What if you do own McDonald's and you happen to like the company's business? Well, it isn't cheap today, but selling it might not make sense for you. It doesn't seem like the stock is massively overpriced (based on the mixed P/E and P/S ratio signals), and the business, like all businesses, is bound to go through both good and bad periods.

The fact that it is facing some difficulties right now isn't a sign that McDonald's has permanently lost its way. Indeed, given the statements about its core customers dealing with financial constraints, you could argue that McDonald's is actually performing reasonably well during a difficult period.

There's nothing wrong with sticking it out with a generally well-run company if you think in decades and not days. Investing for the long term inherently means you'll have to sit out periods of business weakness. Recognize that McDonald's size probably means slow and steady growth is the best you can expect.

But also note that the stock is likely to become a Dividend King very soon (the annual streak of dividend increases is at 49 years), so it clearly has a good business model and places a high value on returning value to investors via regular dividend increases.
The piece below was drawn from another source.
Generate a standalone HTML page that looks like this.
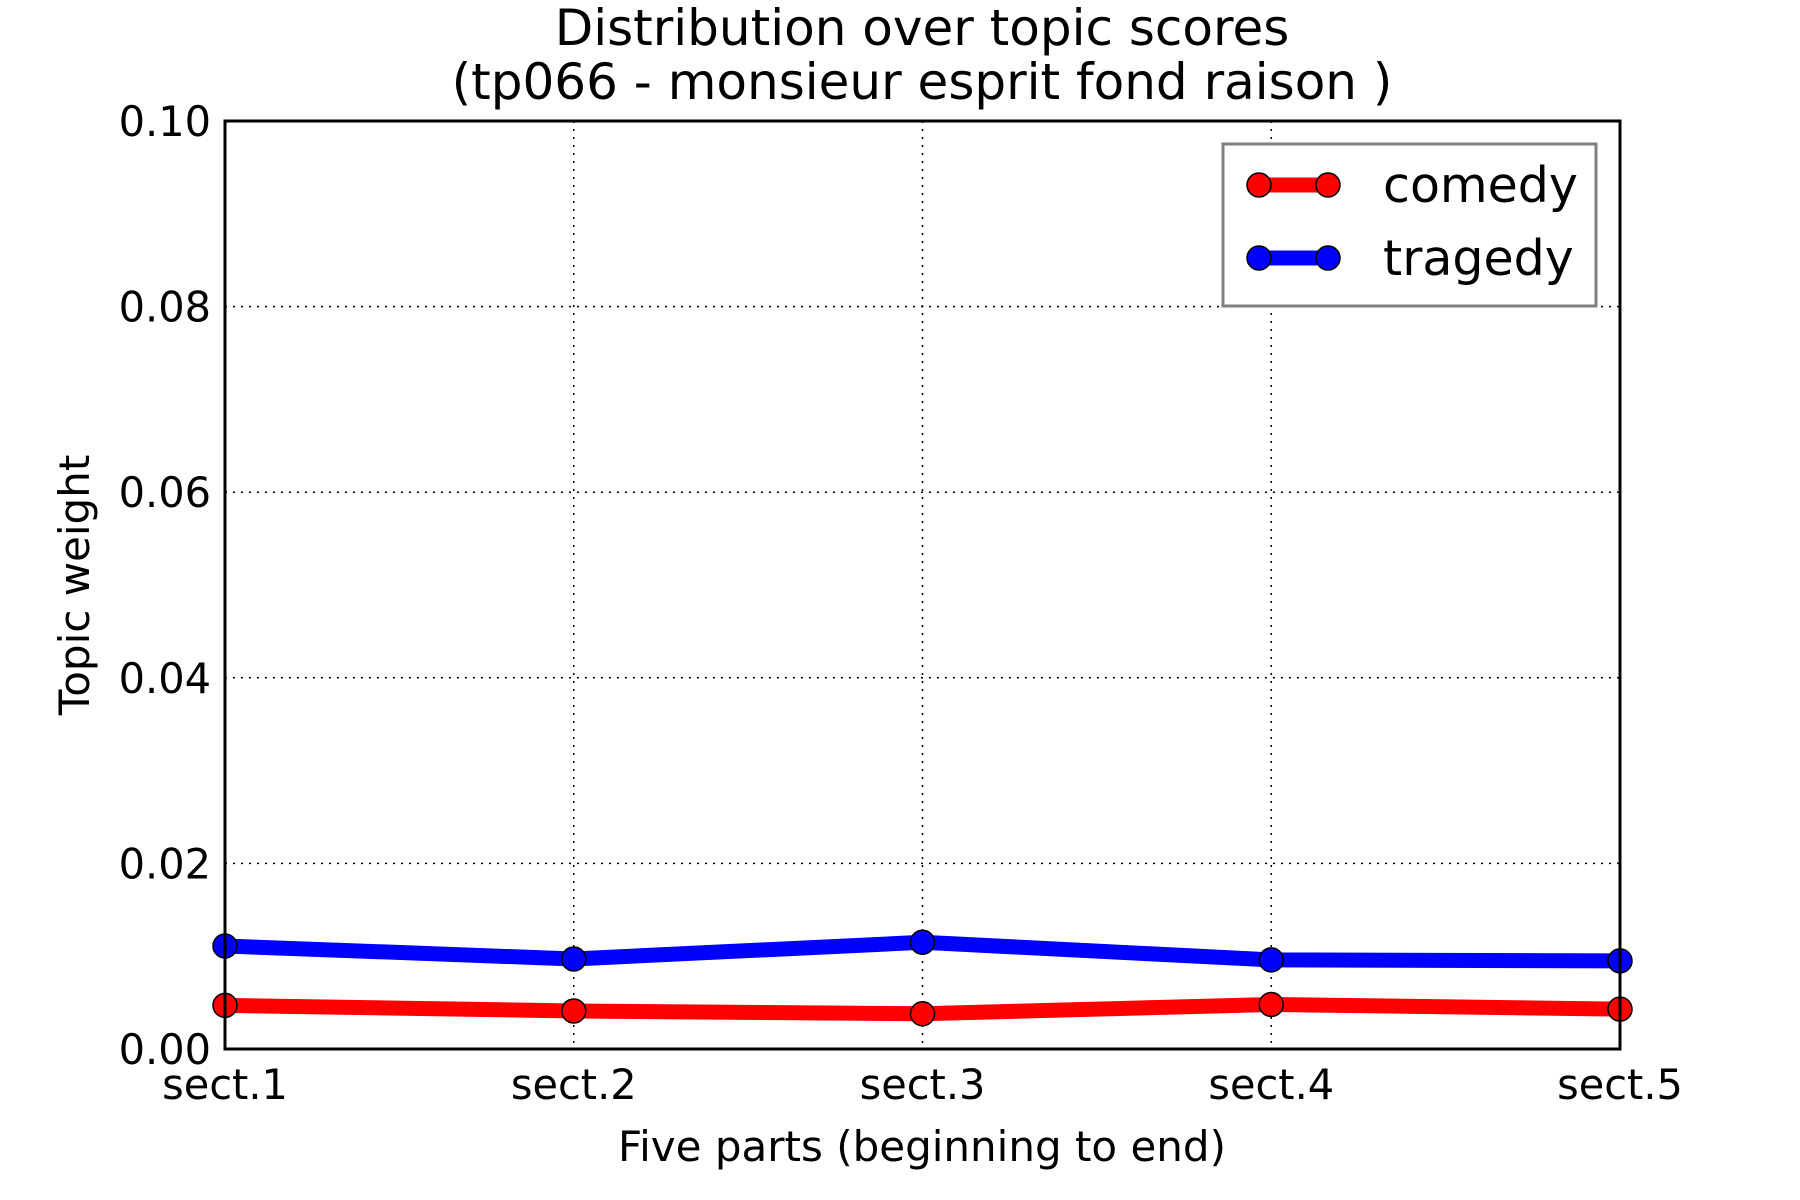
<!DOCTYPE html>
<html><head><meta charset="utf-8"><style>
html,body{margin:0;padding:0;background:#fff;}
svg{display:block;font-family:"DejaVu Sans","Liberation Sans",sans-serif;}
</style></head><body>
<svg id="chart" width="1800" height="1200" viewBox="0 0 1800 1200">
<text x="922" y="45" font-size="50" text-anchor="middle">Distribution over topic scores</text>
<text x="922" y="99" font-size="50" text-anchor="middle">(tp066 - monsieur esprit fond raison )</text>
<g id="grid"></g>
<g id="series"></g>
<rect x="225" y="121" width="1395" height="928" fill="none" stroke="#000" stroke-width="3"/>
<g id="ticks"></g>
<text x="922" y="1161" font-size="42" text-anchor="middle">Five parts (beginning to end)</text>
<text transform="translate(89,585) rotate(-90)" font-size="42" text-anchor="middle">Topic weight</text>
<g>
<rect x="1223" y="144" width="373" height="162" fill="#fff" stroke="#808080" stroke-width="3"/>
<g>
<line x1="1259" y1="185" x2="1328" y2="185" stroke="#f00" stroke-width="15"/>
<circle cx="1259" cy="185" r="12" fill="#f00" stroke="#000" stroke-width="1.5"/>
<circle cx="1328" cy="185" r="12" fill="#f00" stroke="#000" stroke-width="1.5"/>
<text x="1383" y="202" font-size="49">comedy</text>
</g>
<g>
<line x1="1259" y1="258" x2="1328" y2="258" stroke="#00f" stroke-width="15"/>
<circle cx="1259" cy="258" r="12" fill="#00f" stroke="#000" stroke-width="1.5"/>
<circle cx="1328" cy="258" r="12" fill="#00f" stroke="#000" stroke-width="1.5"/>
<text x="1383" y="275" font-size="49">tragedy</text>
</g>
</g>
</svg>
<script>
const categories = ["sect.1","sect.2","sect.3","sect.4","sect.5"];
const comedy = [0.0047, 0.0041, 0.0038, 0.0048, 0.0043];
const tragedy = [0.0111, 0.0097, 0.0115, 0.0096, 0.0095];
const yTicks = [0, 0.02, 0.04, 0.06, 0.08, 0.10];
const yTickLabels = ["0.00","0.02","0.04","0.06","0.08","0.10"];
const NS = "http://www.w3.org/2000/svg";
const L = 225, R = 1620, T = 121, B = 1049, YMAX = 0.1;
function xs(i){ return L + i * (R - L) / (categories.length - 1); }
function ys(v){ return B - v / YMAX * (B - T); }
function mk(tag, attrs, parent){ const e = document.createElementNS(NS, tag); for (const k in attrs) e.setAttribute(k, attrs[k]); parent.appendChild(e); return e; }
const grid = document.getElementById('grid'), ticks = document.getElementById('ticks'), series = document.getElementById('series');
categories.forEach((c, i) => {
  const x = xs(i);
  if (i > 0 && i < categories.length - 1) {
    const g = mk('line', {x1: x, y1: T, x2: x, y2: B, stroke: '#000', 'stroke-width': 1.5, 'stroke-dasharray': '2,6'}, grid);
    
    
  }
  const t = mk('text', {x: x, y: 1099, 'font-size': 41.5, 'text-anchor': 'middle'}, ticks);
  t.textContent = c;
  
  
});
yTicks.forEach((v, i) => {
  const y = ys(v);
  if (i > 0 && i < yTicks.length - 1) {
    const g = mk('line', {x1: L, y1: y, x2: R, y2: y, stroke: '#000', 'stroke-width': 1.5, 'stroke-dasharray': '2,6'}, grid);
    
    
  }
  const t = mk('text', {x: 211, y: y + 15, 'font-size': 41.5, 'text-anchor': 'end'}, ticks);
  t.textContent = yTickLabels[i];
  
  
});
function drawSeries(vals, color, name){
  const pts = vals.map((v, i) => xs(i) + ',' + ys(v)).join(' ');
  const pl = mk('polyline', {points: pts, fill: 'none', stroke: color, 'stroke-width': 15, 'stroke-linejoin': 'round'}, series);
  
  
  vals.forEach((v, i) => {
    const c = mk('circle', {cx: xs(i), cy: ys(v), r: 12, fill: color, stroke: '#000', 'stroke-width': 1.5}, series);
    
    
  });
}
drawSeries(comedy, '#f00', 'comedy');
drawSeries(tragedy, '#00f', 'tragedy');
</script>
</body></html>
And the dividend yield is 2.4%, which is roughly twice what you'd get from the S&P 500.

Sticking it out with McDonald's probably isn't the worst investment decision you could make -- as long as you recognize that a sizable drawdown, at some point, is highly likely.

The case for buying McDonald's stock

The decision to buy McDonald's stock is a bit trickier. As noted, the shares aren't exactly cheap, and recent business performance hasn't been great. The outlook isn't exactly impressive either, since McDonald's core customers appear to be facing financial constraints, and that's clearly showing up in the same-store sales figures.

Given that the stock has experienced numerous pullbacks of 25% or more over the past 40 years, there is probably going to be a better time to buy at some point in the future. Unless you expect a sudden turnaround in the business outlook and the company's financial performance, you probably shouldn't buy in today.

McDonald's is a tough company to buy today

The buy thesis is probably the weakest when it comes to McDonald's stock. But differentiating between sell and hold isn't an easy call. The business environment seems to be getting more difficult for this giant restaurant chain, but that's kind of how things go from time to time.

If you are a long-term investor, you'll need to have a thick enough skin to stick out such periods. That said, not buying McDonald's might be the easiest choice here. It isn't hitting on all cylinders, the company has a downbeat outlook regarding its core customers, and the price isn't all that cheap.